August 25, 2009: Some journalists are upset that the Department of Defense is now checking the backgrounds on reporters seeking to be embedded with American military units in Iraq or Afghanistan. This has been going on since 2005, and the main purpose of it is to let commanders, and PAO (Public Affairs Officers) know who they are dealing with, especially for reporters who don't have much of a track record to check.

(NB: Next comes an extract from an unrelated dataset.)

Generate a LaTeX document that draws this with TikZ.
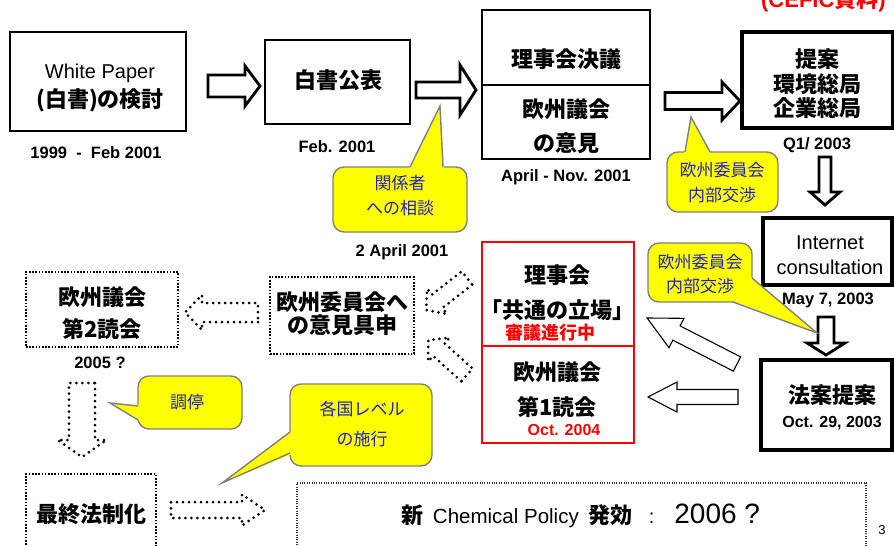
\documentclass[tikz,border=0pt]{standalone}
\usepackage{fontspec}
\setmainfont{Liberation Sans}
\newfontfamily\cjk{Noto Sans CJK JP}
\newcommand\fsz[1]{\fontsize{#1}{#1}\selectfont}
% style, x, y, angle, length, head length, shaft half width, head half width
\newcommand\blockarr[8]{%
  \path[#1,shift={(#2,#3)},rotate=#4] (0,-#7) -- ({#5-#6},-#7) -- ({#5-#6},-#8) -- (#5,0) -- ({#5-#6},#8) -- ({#5-#6},#7) -- (0,#7) -- cycle;}
\definecolor{cotext}{RGB}{35,35,190}
\definecolor{cofill}{RGB}{255,255,0}
\definecolor{coedge}{RGB}{128,128,128}
\definecolor{redc}{RGB}{255,0,0}
\tikzset{
  box/.style={draw=black, line width=1.8pt},
  tbox/.style={draw=black, line width=3.2pt},
  rbox/.style={draw=redc, line width=1.8pt},
  dbox/.style={draw=black, line width=1.6pt, dash pattern=on 1.6pt off 1.6pt},
  fdbox/.style={draw=black!80, line width=1.1pt, dash pattern=on 1.1pt off 1.3pt},
  jp/.style={font=\cjk\bfseries\fsz{22}, inner sep=0pt},
  lb/.style={font=\bfseries\fsz{16.5}, inner sep=0pt},
  co/.style={font=\cjk\fsz{17}, text=cotext, inner sep=0pt},
  cobox/.style={fill=cofill, draw=coedge, line width=1.4pt, rounded corners=11pt},
  coline/.style={draw=coedge, line width=1.4pt},
  harrow/.style={draw=black, line width=2.8pt, fill=white},
  tarrow/.style={draw=black, line width=1.1pt, fill=white},
  darrow/.style={draw=black, line width=3pt, line cap=round, dash pattern=on 0pt off 6pt},
}
\begin{document}
\begin{tikzpicture}[x=1pt,y=-1pt]
\useasboundingbox[fill=white] (0,0) rectangle (894,546);
% ---- boxes
\node[box, minimum width=176pt, minimum height=99pt, inner sep=0pt] (wp) at (98,81.5) {};
\node[box, minimum width=145pt, minimum height=84pt, inner sep=0pt] (pub) at (337.5,82) {};
\node[box, minimum width=168pt, minimum height=149pt, inner sep=0pt] (cnc) at (566,84.5) {};
\draw[box] (482,85) -- (650,85);
\node[tbox, minimum width=151pt, minimum height=96pt, inner sep=0pt] (prop) at (817.5,80) {};
\node[tbox, minimum width=129pt, minimum height=67pt, inner sep=0pt] (inet) at (827.5,251.5) {};
\node[tbox, minimum width=131pt, minimum height=90pt, inner sep=0pt] (bill) at (826.5,405) {};
\node[rbox, minimum width=152pt, minimum height=201pt, inner sep=0pt] (red) at (558,342.5) {};
\draw[rbox] (482,346) -- (634,346);
\node[dbox, minimum width=144pt, minimum height=77pt, inner sep=0pt] (opn) at (342,315.5) {};
\node[dbox, minimum width=152pt, minimum height=75pt, inner sep=0pt] (ep2) at (102,309.5) {};
\node[dbox, minimum width=130pt, minimum height=90pt, inner sep=0pt] (fin) at (91,519) {};
\node[fdbox, minimum width=569pt, minimum height=80pt, inner sep=0pt] (pol) at (581.5,523) {};
% ---- block arrows
\blockarr{harrow}{208}{86}{0}{52}{15}{11}{20}
\blockarr{harrow}{416}{90}{0}{60}{16}{8}{25}
\blockarr{harrow}{665}{101}{0}{75}{18}{8.5}{19}
\blockarr{harrow}{825}{157}{-90}{48}{13}{6}{15}
\blockarr{harrow}{826}{317}{-90}{38}{12}{8}{19}
\blockarr{tarrow}{737}{364}{152.9}{101}{33}{8}{16.5}
\blockarr{tarrow}{738}{397}{180}{90}{29}{7.5}{15}
\blockarr{darrow}{467}{278}{-142}{52}{14}{8.5}{16}
\blockarr{darrow}{467}{375}{138}{52}{14}{8.5}{16}
\blockarr{darrow}{258}{312.5}{180}{73}{17}{9.5}{17.5}
\blockarr{darrow}{82}{383}{-90}{74}{17}{13}{24.5}
\blockarr{darrow}{171}{510}{0}{94}{23}{8}{15.5}
% ---- callouts
\path[cobox] (333,167) rectangle (467,232);
\fill[cofill] (409,169) -- (440,106) -- (444,169) -- cycle;
\draw[coline] (410,167) -- (440,106) -- (443,167);
\path[cobox] (667,152) rectangle (778,212);
\fill[cofill] (684,154) -- (691,117) -- (711,154) -- cycle;
\draw[coline] (685,152) -- (691,117) -- (710,152);
\path[cobox] (648,243) rectangle (752,302);
\fill[cofill] (750,276) -- (817,333) -- (731,300) -- cycle;
\draw[coline] (752,278) -- (817,333) -- (733,302);
\path[cobox] (138,376) rectangle (242,429);
\fill[cofill] (140,405) -- (110,403) -- (140,421) -- cycle;
\draw[coline] (138,406) -- (110,403) -- (138,420);
\path[cobox] (290,384) rectangle (432,466);
\fill[cofill] (292,431) -- (222,483) -- (292,454) -- cycle;
\draw[coline] (290,432) -- (222,483) -- (290,453);
% ---- texts
\node[font=\fsz{20}, inner sep=0pt] (t1) at (100,73) {White Paper};
\node[jp] (t2) at (100,100) {(白書)の検討};
\node[lb] (t3) at (96,153) {1999~~-~~Feb 2001};
\node[jp] (t4) at (338,80) {白書公表};
\node[lb] (t5) at (337,147) {Feb. 2001};
\node[jp] (t6) at (566,59) {理事会決議};
\node[jp] (t7) at (566,109) {欧州議会};
\node[jp] (t8) at (566,143) {の意見};
\node[lb] (t9) at (566,177) {April~-~Nov. 2001};
\node[jp] (t10) at (817,59) {提案};
\node[jp] (t11) at (817,84) {環境総局};
\node[jp] (t12) at (817,108) {企業総局};
\node[lb] (t13) at (817,145) {Q1/ 2003};
\node[font=\fsz{20}, inner sep=0pt] (t14) at (830,243) {Internet};
\node[font=\fsz{20}, inner sep=0pt] (t15) at (830,267) {consultation};
\node[lb] (t16) at (828,300) {May 7, 2003};
\node[jp] (t17) at (832,395) {法案提案};
\node[lb, font=\bfseries\fsz{16}] (t18) at (832,423) {Oct. 29, 2003};
\node[jp] (t19) at (557,275) {理事会};
\node[jp] (t20) at (557,310) {「共通の立場」};
\node[jp, font=\cjk\bfseries\fsz{18}, text=redc] (t21) at (550,333) {審議進行中};
\node[jp] (t22) at (557,372) {欧州議会};
\node[jp] (t23) at (557,407) {第1読会};
\node[lb, font=\bfseries\fsz{16}, text=redc] (t24) at (564,430) {Oct. 2004};
\node[jp] (t25) at (342,302) {欧州委員会へ};
\node[jp] (t26) at (342,325) {の意見具申};
\node[jp] (t27) at (102,297) {欧州議会};
\node[jp] (t28) at (102,329) {第2読会};
\node[lb] (t29) at (100,363) {2005 ?};
\node[jp] (t30) at (91,514) {最終法制化};
\node[lb] (t31) at (402,252) {2 April 2001};
\node[co] (t32) at (400,183) {関係者};
\node[co] (t33) at (400,208) {への相談};
\node[co] (t34) at (722,170) {欧州委員会};
\node[co] (t35) at (722,195) {内部交渉};
\node[co] (t36) at (700,262) {欧州委員会};
\node[co] (t37) at (700,286) {内部交渉};
\node[co] (t38) at (187,402) {調停};
\node[co] (t39) at (362,409) {各国レベル};
\node[co] (t40) at (362,439) {の施行};
\node[inner sep=0pt] (t41) at (581,516) {{\cjk\bfseries\fsz{22}新}\hspace{9pt}{\fsz{20.5}Chemical Policy}\hspace{10pt}{\cjk\bfseries\fsz{22}発効}\hspace{16pt}{\fsz{20}:}\hspace{20pt}{\fsz{28}2006 ?}};
\node[font=\fsz{13}, inner sep=0pt] (t42) at (882,530) {3};
\node[anchor=base east, text=redc, font=\bfseries\fsz{22}, inner sep=0pt] (t43) at (886,7) {(CEFIC{\cjk\bfseries 資料})};
\end{tikzpicture}
\end{document}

Some reporters have been barred from being embedded, because of their consistently negative, or even erroneous, reporting. Most journalists believe that the military should allow them to embed, no matter what. The military believes that, since they are paying to haul the journalist around, troops are risking their lives to protect them, and hostile or erroneous reporting is bad for morale, and can even get people killed (lie about something like "soldier uses page from Koran for toilet paper, and watch the bodies pile up), there is no good reason to help a journalist who is out to hurt the troops.
The soldiers and marines have seen numerous examples of deceitful, erroneous and blatantly anti-military reporting, and are inclined to side with the brass on this one. The media has not made a big deal about this, the protests being delivered quietly. Politicians don't want to touch this, nor do the suits at the news organizations, because they know that the military attitudes towards journalists have a basis in fact, and don't want to risk the public blowback if they made a big deal out of it.